Impresa familiare: il reddito evaso va imputato per intero all’imprenditore

Le quote di reddito spettanti ai collaboratori dell'impresa familiare vanno considerate come redditi di “puro lavoro” e non come redditi d'impresa. Di conseguenza, il maggior reddito accertato va riferito esclusivamente al titolare dell'impresa

Impresa familiare: il reddito evaso va imputato per intero all'imprenditore

In caso di accertamento all’impresa familiare, il maggior reddito accertato deve essere riferito soltanto al titolare dell’impresa, rimanendo escluso che possa essere attribuito pro-quota agli altri familiari collaboratori aventi diritto alla partecipazione agli utili d’impresa.

Dal punto di vista fiscale le quote spettanti ai collaboratori dell’impresa familiare vanno qualificate come redditi di “puro lavoro, non assimilabili a quello di impresa, in quanto detti collaboratori non sono contitolari dell’impresa che ha natura individuale.

Questo il principio affermato dalla Corte di Cassazione con la sentenza n. 33149/2023.

Impresa familiare: il reddito evaso va imputato per intero all’imprenditore, il principio in un caso pratico

La vicenda processuale ha origine dal ricorso proposto da un imprenditore di un’impresa familiare, esercente l’attività di commercio al dettaglio di carni, avverso un avviso di accertamento ai fini imposte dirette e IVA, contente la ricostruzione del reddito accertato presuntivamente con l’applicazione di una maggiore percentuale di ricarico medio.

Il ricorso era stato parzialmente accolto dalla Commissione Tributaria Provinciale in merito alla percentuale di ricarico applicata mentre la CTR, per quanto di interesse, accoglieva il motivo dell’appello principale, proposto dal contribuente, riguardante l’omessa attribuzione alla collaboratrice dell’impresa familiare della quota del maggior reddito accertato ex art. 5, comma 4, del TUIR, pari al 35 per cento.

L’Agenzia delle Entrate ha proposto ricorso avverso la sentenza di secondo lamentando violazione e falsa applicazione degli articoli 5 del TUIR e 2697 del Codice Civile, per avere la CTR erroneamente imputato alla collaboratrice dell’impresa familiare (coniuge del contribuente) una quota del maggior reddito accertato, peraltro in mancanza di alcuni adempimenti specificatamente previsti a tal fine, mentre alla stessa poteva essere riconosciuta solo la quota del reddito dichiarato.

La Corte di Cassazione ha ritenuto fondata la tesi erariale e ha cassato la sentenza impugnata, con rinvio alla Commissione Tributaria Regionale in diversa composizione.

All’impresa familiare non si può applicare la disciplina prevista per le società

La specifica censura riguarda la questione dell’imputazione di una parte del maggior reddito accertato al collaboratore dell’impresa familiare.

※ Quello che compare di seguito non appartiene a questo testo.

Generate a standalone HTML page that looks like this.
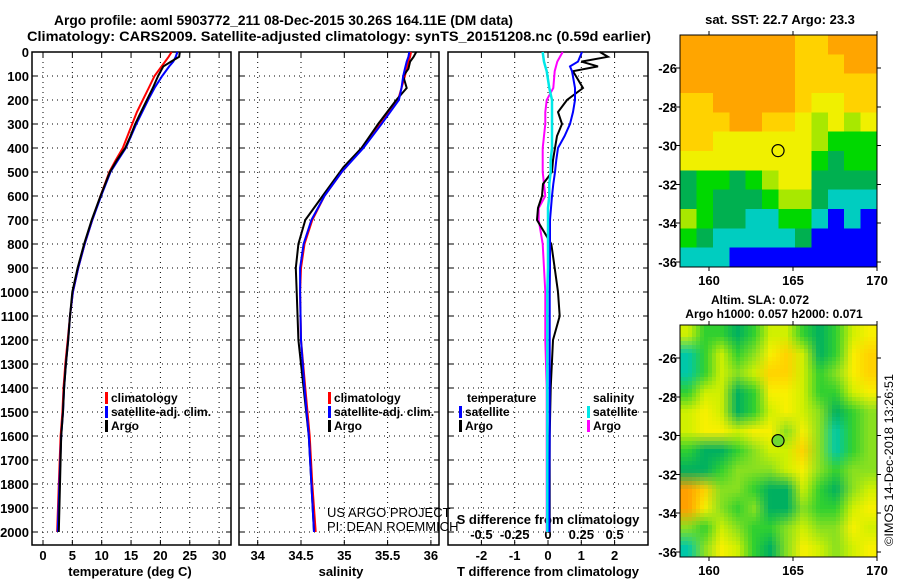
<!DOCTYPE html>
<html><head><meta charset="utf-8"><style>
html,body{margin:0;padding:0;background:#fff}
svg{display:block;font-family:"Liberation Sans",Arial,sans-serif}
.b{font-weight:bold}
</style></head><body>
<svg id="c" width="900" height="580" xmlns="http://www.w3.org/2000/svg">
<rect width="900" height="580" fill="#fff"/>
<text x="54" y="25" class="b" font-size="14" textLength="459" lengthAdjust="spacingAndGlyphs">Argo profile: aoml 5903772_211 08-Dec-2015 30.26S 164.11E (DM data)</text>
<text x="27" y="41" class="b" font-size="14" textLength="624" lengthAdjust="spacingAndGlyphs">Climatology: CARS2009. Satellite-adjusted climatology: synTS_20151208.nc (0.59d earlier)</text>
<g id="plots"></g>
<text transform="translate(893,546) rotate(-90)" font-size="12" textLength="172" lengthAdjust="spacingAndGlyphs">©IMOS 14-Dec-2018 13:26:51</text>
</svg>
<script>
// ---- data ----
const depthT = [0,20,40,60,100,150,200,250,300,350,400,450,500,600,700,800,900,1000,1100,1200,1300,1400,1500,1600,1800,2000];
const tempArgo = [23.3,23.2,21.8,20.5,19.6,18.7,17.7,16.7,15.7,14.9,14,12.6,11.4,9.8,8.3,7,5.9,5,4.6,4.3,3.9,3.6,3.4,3.1,2.9,2.7];
const tempClim = [21.9,21.4,20.8,20.2,19.0,18.0,17.0,16.0,15.2,14.4,13.6,12.4,11.3,9.8,8.4,7.1,6.0,5.1,4.6,4.2,3.8,3.5,3.3,3.0,2.7,2.4];
const tempSat = [22.9,22.6,22.2,21.5,20.3,19.0,17.9,16.9,15.9,15.0,14.1,12.8,11.5,9.9,8.4,7.1,6.0,5.1,4.6,4.3,3.9,3.6,3.4,3.1,2.8,2.5];
const depthS = [0,20,40,70,100,150,200,300,400,480,500,600,700,800,900,1000,1200,1400,1600,1800,2000];
const salArgo = [35.83,35.80,35.76,35.74,35.68,35.72,35.6,35.39,35.2,34.99,34.95,34.75,34.55,34.47,34.44,34.45,34.47,34.53,34.59,34.62,34.65];
const salClim = [35.77,35.76,35.74,35.72,35.70,35.66,35.62,35.41,35.2,35.02,34.97,34.77,34.63,34.54,34.50,34.49,34.50,34.55,34.60,34.63,34.67];
const salSat = [35.75,35.74,35.72,35.70,35.68,35.66,35.63,35.43,35.22,35.02,34.97,34.77,34.62,34.53,34.49,34.49,34.50,34.54,34.59,34.62,34.65];
const depthD = [0,20,40,60,80,150,200,250,300,350,400,450,500,550,600,650,700,800,900,1000,1100,1200,1400,1600,1800,2000];
const dTArgo = [1.56,1.8,1.0,1.5,0.75,1.05,0.57,0.3,0.42,0.27,0.21,0.15,0.12,-0.15,-0.18,-0.3,-0.33,0.1,0.2,0.3,0.35,0.15,0.08,0.05,0.05,0.05];
const dTSat = [1.02,0.96,0.9,0.66,0.72,0.81,0.81,0.75,0.66,0.5,0.3,0.25,0.21,0.16,0.12,0.09,0.06,0.06,0.06,0.05,0.05,0.05,0.05,0.05,0.04,0.04];
const dSSat = [-0.04,-0.035,-0.03,-0.02,-0.01,0.01,0.03,0.03,0.03,0.03,0.03,0.02,0.02,0.01,0.01,0.0,0.0,0.0,0.0,-0.005,-0.005,-0.005,-0.005,-0.005,-0.005,-0.005];
const dSArgo = [0.11,0.09,0.07,0.06,0.05,0.04,-0.01,-0.02,-0.02,-0.03,-0.04,-0.04,-0.04,-0.03,-0.02,-0.07,-0.07,-0.04,-0.03,-0.02,-0.02,-0.02,-0.01,-0.01,-0.01,-0.01];
const depthTicks = [0,100,200,300,400,500,600,700,800,900,1000,1100,1200,1300,1400,1500,1600,1700,1800,1900,2000];
const tempTicks = [0,5,10,15,20,25,30];
const salTicks = [34,34.5,35,35.5,36];
const salTickLabels = ["34","34.5","35","35.5","36"];
const dTTicks = [-2,-1,0,1,2];
const dSTicks = [-0.5,-0.25,0,0.25,0.5];
const dSTickLabels = ["-0.5","-0.25","0","0.25","0.5"];
const sstGrid = [
"777777766777","777777766677","777777766666","667777765566","666776654545","665555554333",
"555555553233","233234552222","232223442111","432211331010","321111120000","111000000000"];
const slaGrid = [
"422124421245","024235641256","024346642356","244125542245","454124543123","455455353023",
"211234463023","112333453233","763321142134","753231132245","324322343354","035421354345"];
const sstColors = ["#0000ff","#00cdc0","#00b050","#00d800","#a8e800","#f0f000","#ffd200","#ffa500","#ff0000"];
const slaColors = ["#00c8a8","#00b060","#30d030","#88e020","#d0f000","#f8f000","#ffd200","#ffa000","#ff0000"];
const lonTicks = [160,165,170];
const latTicks = [-26,-28,-30,-32,-34,-36];

// ---- axes ----
const NS="http://www.w3.org/2000/svg";
const root=document.getElementById('plots');
const yD = d => 52 + d*0.24;
const xT = t => 43 + t*5.87;
const xS = s => 257.7 + (s-34)*86.6;
const xDT = v => 548 + v*33.3;
const xDS = v => 548 + v*133.2;
const xLon = l => 709 + (l-160)*16.8;
const yLat1 = la => 68 + (-26-la)*19.4;
const yLat2 = la => 358 + (-26-la)*19.4;
function el(tag,attrs,parent){const e=document.createElementNS(NS,tag);for(const k in attrs)e.setAttribute(k,attrs[k]);(parent||root).appendChild(e);return e;}
function txt(s,x,y,size,anchor,bold,parent){const t=el('text',{x:x,y:y,'font-size':size,'text-anchor':anchor||'start','font-weight':bold?'bold':'normal'},parent);t.textContent=s;return t;}

const panels=[{x0:32,x1:231},{x0:239,x1:439},{x0:448,x1:648}];
const PY0=52, PY1=545;
panels.forEach((p,i)=>{
  const g=el('g',{});
  
  
  depthTicks.forEach(d=>{
    const y=yD(d);
    if(d>0) el('line',{x1:p.x0,x2:p.x1,y1:y,y2:y,stroke:'#000','stroke-width':1,'stroke-dasharray':'1,4'},g);
    el('line',{x1:p.x0,x2:p.x0+5,y1:y,y2:y,stroke:'#000'},g);
    el('line',{x1:p.x1-5,x2:p.x1,y1:y,y2:y,stroke:'#000'},g);
    if(i===0){const t=txt(String(d),29,y+5,13,'end',true,g);}
  });
  el('rect',{x:p.x0,y:PY0,width:p.x1-p.x0,height:PY1-PY0,fill:'none',stroke:'#000','stroke-width':1.5},g);
});
function vgrid(vals,fx){vals.forEach(v=>{const x=fx(v);el('line',{x1:x,x2:x,y1:PY0,y2:PY1,stroke:'#000','stroke-dasharray':'1,4'});el('line',{x1:x,x2:x,y1:PY0,y2:PY0+5,stroke:'#000'});el('line',{x1:x,x2:x,y1:PY1-5,y2:PY1,stroke:'#000'});});}
vgrid(tempTicks,xT);vgrid(salTicks,xS);vgrid(dTTicks,xDT);
tempTicks.forEach(v=>{const t=txt(String(v),xT(v),560,13,'middle',true);});
salTicks.forEach((v,i)=>{const t=txt(salTickLabels[i],xS(v),560,13,'middle',true);});
dTTicks.forEach(v=>{const t=txt(String(v),xDT(v),560,13,'middle',true);});
dSTicks.forEach((v,i)=>{const t=txt(dSTickLabels[i],xDS(v),539,13,'middle',true);});
let t;
t=txt('temperature (deg C)',130,576,13,'middle',true);
t=txt('salinity',341,576,13,'middle',true);
t=txt('T difference from climatology',548,576,13,'middle',true);
t=txt('S difference from climatology',548,524,13,'middle',true);

function series(depths,vals,fx,color,name,w){
  const pts=depths.map((d,i)=>fx(vals[i]).toFixed(1)+','+yD(d).toFixed(1)).join(' ');
  const pl=el('polyline',{points:pts,fill:'none',stroke:color,'stroke-width':w||2});
  
  
}
series(depthT,tempClim,xT,'#ff0000','temp-climatology-line');
series(depthT,tempSat,xT,'#0000ff','temp-satellite-line');
series(depthT,tempArgo,xT,'#000000','temp-argo-line');
series(depthS,salClim,xS,'#ff0000','sal-climatology-line');
series(depthS,salArgo,xS,'#000000','sal-argo-line');
series(depthS,salSat,xS,'#0000ff','sal-satellite-line');
series(depthD,dSArgo,xDS,'#ff00ff','sdiff-argo-line');
series(depthD,dTArgo,xDT,'#000000','tdiff-argo-line');
series(depthD,dTSat,xDT,'#0000ff','tdiff-satellite-line');
series(depthD,dSSat,xDS,'#00e8e8','sdiff-satellite-line',2.5);

function legendEntry(x,y,color,label,name){
  const g=el('g',{});
  
  
  el('rect',{x:x,y:y-10,width:3,height:12,fill:color},g);
  txt(label,x+6,y,12,'start',true,g);
}
legendEntry(105,402,'#ff0000','climatology','legend-temp-climatology');
legendEntry(105,416,'#0000ff','satellite-adj. clim.','legend-temp-satellite');
legendEntry(105,430,'#000000','Argo','legend-temp-argo');
legendEntry(328,402,'#ff0000','climatology','legend-sal-climatology');
legendEntry(328,416,'#0000ff','satellite-adj. clim.','legend-sal-satellite');
legendEntry(328,430,'#000000','Argo','legend-sal-argo');
t=txt('temperature',467,402,12,'start',true);
legendEntry(459,416,'#0000ff','satellite','legend-tdiff-satellite');
legendEntry(459,430,'#000000','Argo','legend-tdiff-argo');
t=txt('salinity',593,402,12,'start',true);
legendEntry(587,416,'#00e8e8','satellite','legend-sdiff-satellite');
legendEntry(587,430,'#ff00ff','Argo','legend-sdiff-argo');
t=txt('US ARGO PROJECT',327,517,13,'start',false);
t=txt('PI: DEAN ROEMMICH',327,531,13,'start',false);

// ---- maps ----
function hex(c){return [parseInt(c.slice(1,3),16),parseInt(c.slice(3,5),16),parseInt(c.slice(5,7),16)];}
function drawMap(grid,colors,mx0,my0,mx1,my1,yl,name,circleFill,smooth){
  const g=el('g',{'shape-rendering':'crispEdges'});
  
  
  const rows=grid.length, cols=grid[0].length;
  const cw=(mx1-mx0)/cols, ch=(my1-my0)/rows;
  if(!smooth){
    grid.forEach((row,r)=>{for(let c=0;c<cols;c++){
      const cell=el('rect',{x:mx0+c*cw,y:my0+r*ch,width:cw+0.6,height:ch+0.6,fill:colors[+row[c]]},g);
      
      
    }});
  } else {
    const rgb=colors.map(hex); const S=4;
    const val=(r,c)=>rgb[+grid[Math.max(0,Math.min(rows-1,r))][Math.max(0,Math.min(cols-1,c))]];
    for(let y=my0;y<my1;y+=S){for(let x=mx0;x<mx1;x+=S){
      const fc=(x+S/2-mx0)/cw-0.5, fr=(y+S/2-my0)/ch-0.5;
      const c0=Math.floor(fc), r0=Math.floor(fr), ax=fc-c0, ay=fr-r0;
      const a=val(r0,c0),b=val(r0,c0+1),cc=val(r0+1,c0),d=val(r0+1,c0+1);
      const col=[0,1,2].map(k=>Math.round((a[k]*(1-ax)+b[k]*ax)*(1-ay)+(cc[k]*(1-ax)+d[k]*ax)*ay));
      const cell=el('rect',{x:x,y:y,width:Math.min(S,mx1-x)+0.3,height:Math.min(S,my1-y)+0.3,fill:'rgb('+col.join(',')+')'},g);
      
      
    }}
  }
  el('rect',{x:mx0,y:my0,width:mx1-mx0,height:my1-my0,fill:'none',stroke:'#000','stroke-width':1},g);
  lonTicks.forEach(l=>{const x=xLon(l);el('line',{x1:x,x2:x,y1:my0-4,y2:my0,stroke:'#000'},g);el('line',{x1:x,x2:x,y1:my1,y2:my1+4,stroke:'#000'},g);
    const tl=txt(String(l),x,my1+18,13,'middle',true);});
  latTicks.forEach(la=>{const y=yl(la);el('line',{x1:mx0-4,x2:mx0,y1:y,y2:y,stroke:'#000'},g);el('line',{x1:mx1,x2:mx1+4,y1:y,y2:y,stroke:'#000'},g);
    const tl=txt(String(la),677,y+5,13,'end',true);});
  const c=el('circle',{cx:xLon(164.11),cy:yl(-30.26),r:6,fill:circleFill,stroke:'#000','stroke-width':1.2});
  
  
}
drawMap(sstGrid,sstColors,680,35,877,267,yLat1,'sst-map','none',false);
drawMap(slaGrid,slaColors,680,325,877,557,yLat2,'sla-map','#70d830',true);
t=txt('sat. SST: 22.7 Argo: 23.3',780,24,13,'middle',true);
t=txt('Altim. SLA: 0.072',760,304,12,'middle',true);
t=txt('Argo h1000: 0.057 h2000: 0.071',774,318,12,'middle',true);
</script>
</body></html>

Sul punto è consolidato l’orientamento della Corte di legittimità per cui, in materia di impresa familiare, il reddito percepito dal titolare, che è pari al reddito conseguito dall’impresa, al netto delle quote di competenza dei familiari collaboratori, costituisce un reddito d’impresa.

Diversamente, le quote spettanti ai collaboratori - che non sono contitolari dell’impresa familiare - costituiscono redditi di “puro lavoro, non assimilabili a quello di impresa, e devono essere assoggettati all’imposizione nei limiti dei redditi dichiarati dall’imprenditore.

Ne consegue che, dal punto di vista fiscale, in caso di accertamento di un maggior reddito imprenditoriale, lo stesso deve essere riferito soltanto al titolare dell’impresa, rimanendo escluso che possa essere attribuito “pro quota” agli altri familiari collaboratori aventi diritto alla partecipazione agli utili d’impresa.

Le quote spettanti ai collaboratori dell’impresa familiare vanno, dunque, qualificate come redditi di “puro lavoro, non assimilabili a quello di impresa, in quanto detti collaboratori non sono contitolari dell’impresa che ha natura individuale.

In altre parole, all’impresa familiare non può essere applicabile, per incompatibilità, la disciplina prevista per le società.

La Corte di Cassazione ha quindi deciso per la cassazione della sentenza impugnata perché la CTR non si è attenuta ai suindicati principi, avendo deciso per la legittimità dell’imputazione al familiare collaboratore di una quota del maggior reddito accertato nei confronti del titolare dell’impresa.